Intervention de Gérard Longuet

Réunion du 31 octobre 2013 à 10h00
Avenir et justice du système de retraites — Article 7

Photo de Gérard LonguetGérard Longuet :

Madame la présidente, madame la ministre, mes chers collègues, le groupe UMP a en effet demandé la suppression de cet article.

Nous sommes certes absolument convaincus qu’il peut exister une passerelle, une transition, une coopération, une conciliation, une coordination entre les droits acquis au titre de la pénibilité et le droit individuel à la formation.

Toutefois, comme vient de le rappeler très pertinemment Mme Catherine Procaccia, M. le ministre du travail a annoncé un projet de loi sur la formation professionnelle, et des négociations sont en cours.

Vous n’avez pas eu la chance de participer à nos débats hier, madame la ministre, puisque vous nous avez rejoints ce matin, ce dont nous nous félicitons ; le problème majeur, aujourd’hui, en matière de pénibilité, c’est qu’il faut faire en sorte que les droits ouverts en matière de formation l’emportent sur le désir plus simple de prendre sa retraite plus tôt.

Si cette idée d’une retraite prise plus tôt est individuellement séduisante – je le reconnais –, elle est collectivement néfaste tant il est vrai que, en termes d’intérêt général, la somme des intérêts individuels n’est pas nécessairement le guide qui doit nous inspirer.

J’en viens à présent au point qui justifie mon souhait de voir cet article retiré à cet instant – nous devrons bien évidemment régler le problème ultérieurement.

Nous ne souhaitons pas que la pénibilité devienne pour les salariés une sorte de statut complémentaire.

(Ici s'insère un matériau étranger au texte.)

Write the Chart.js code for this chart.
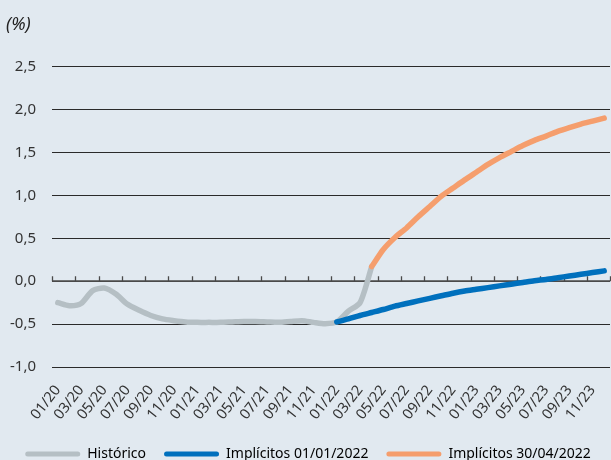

Nous voulons au contraire qu’elle soit une situation que l’on examine et que l’on s’efforce d’éradiquer, pour reprendre un mot que j’avais utilisé et qui semble rencontrer un certain succès.

Nous privilégions la formation et les mesures d’adaptation plutôt que les mesures de raccourcissement de la vie professionnelle, même si je comprends parfaitement, à titre personnel, que l’on puisse avoir une préférence pour cette dernière solution.

Toutefois, la formation ne doit pas être un marché de dupes. C’est le sens de mon intervention : je souhaite que cette réflexion sur la pénibilité et la formation professionnelle soit reliée à la capacité effective des entreprises de répondre aux attentes que peut générer le droit à une formation nouvelle.

Nous avons voté, hier dans la nuit, l’amendement présenté par Mme David, au nom du groupe CRC, offrant aux salariés ayant suivi une formation une priorité de reclassement dans un poste ne les exposant plus aux facteurs de risques auxquels ils étaient précédemment exposés.

Nous l’avons fait de bon cœur, mais encore eût-il fallu prolonger le raisonnement. En effet, pour qu’il y ait des fonctions moins pénibles, il faut des investissements.

Je suis désolé de rappeler ainsi les faits dans leur simplicité biblique, mais les investissements requièrent des bénéfices ou des perspectives de bénéfices pour les entreprises. Si nos entreprises sont en difficulté, elles ne pourront financer ni investissements nouveaux ni emplois nouveaux.

Nous avons eu cette discussion le premier jour de l’examen de ce texte. L’« intensité capitalistique », formule quasi grossière, n’est pas une vaine expression : aujourd’hui, un emploi consomme du capital. Si nous voulons que les salariés disposent d’outils de travail à la fois productifs et respectueux de leur dignité, il faut investir. Et pour investir, il faut gagner de l’argent. Et pour gagner de l’argent, il faut avoir une vision globale de la situation de l’entreprise !

Le « couple » formation professionnelle-lutte contre la pénibilité concerne certes le salarié, mais ce dernier n’obtiendra jamais de réponse favorable si l’on ne complète pas ce duo par un autre élément, à savoir l’investissement réalisé par l’entreprise.

C’est la raison pour laquelle nous considérons qu’il est prématuré à cet instant de vouloir simplement ajouter ces dispositions dans la loi. Nous devons avoir une vision globale, et l’entreprise doit être partie prenante à ce débat.

Voilà pourquoi nous souhaitons différer l’adoption de cette disposition en attendant que patrons et syndicats aient avancé sur la mise en œuvre effective de la formation professionnelle. Car, à défaut, nous ouvrirons des droits qui ne seront suivis d’aucun effet.